A tunnel is an intermediary that acts as a blind rely.
It does not parse HTTP, but forwards everything to the server.
A tunnel is a client and a server but neither a user agent or an origin server.

This is illustrated in the figure below.

Communication between a user agent and an origin server using a tunnel.

A tunnel can protect an intranet behind a firewall.
As illustrated by the figure below, the user agent can only access the origin server inside the firewall through the tunnel running on a machine outside the firewall. The user agent does not even have to know of the existence of the machine vip.cs.utsa.edu. It believes that www.pup.cs.utsa.edu is the origin server.

A tunnel used to provide controlled access through a firewall.

Proxies

A proxy is an intermediary between clients and servers that makes requests on behalf of the clients. Absolute URIs are sent to the proxy, the proxy parses the absolute URI and communicates with the server indicated in the absolute URI.
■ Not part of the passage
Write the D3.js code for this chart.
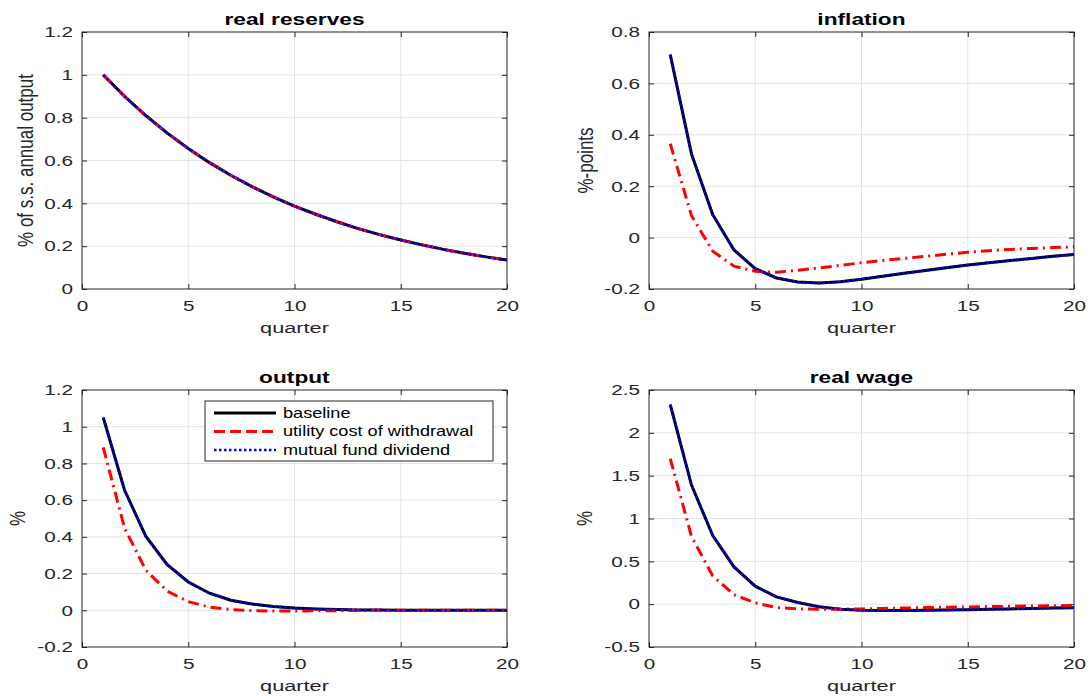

While a tunnel is usually set up to handle a single request, proxies are usually long-lived processes.

The figure below shows a proxy running on org.proxy.net.

A proxy accesses a server on behalf of a client.

Proxies can be used for any of the following:

caching
monitoring
filtering
anonymity
censorship
media conversion

You can set up your browser to go send all requests through a proxy.

The figure below illustrates a proxy used for caching.

If possible, a proxy cache retrieves requested resources from its local store.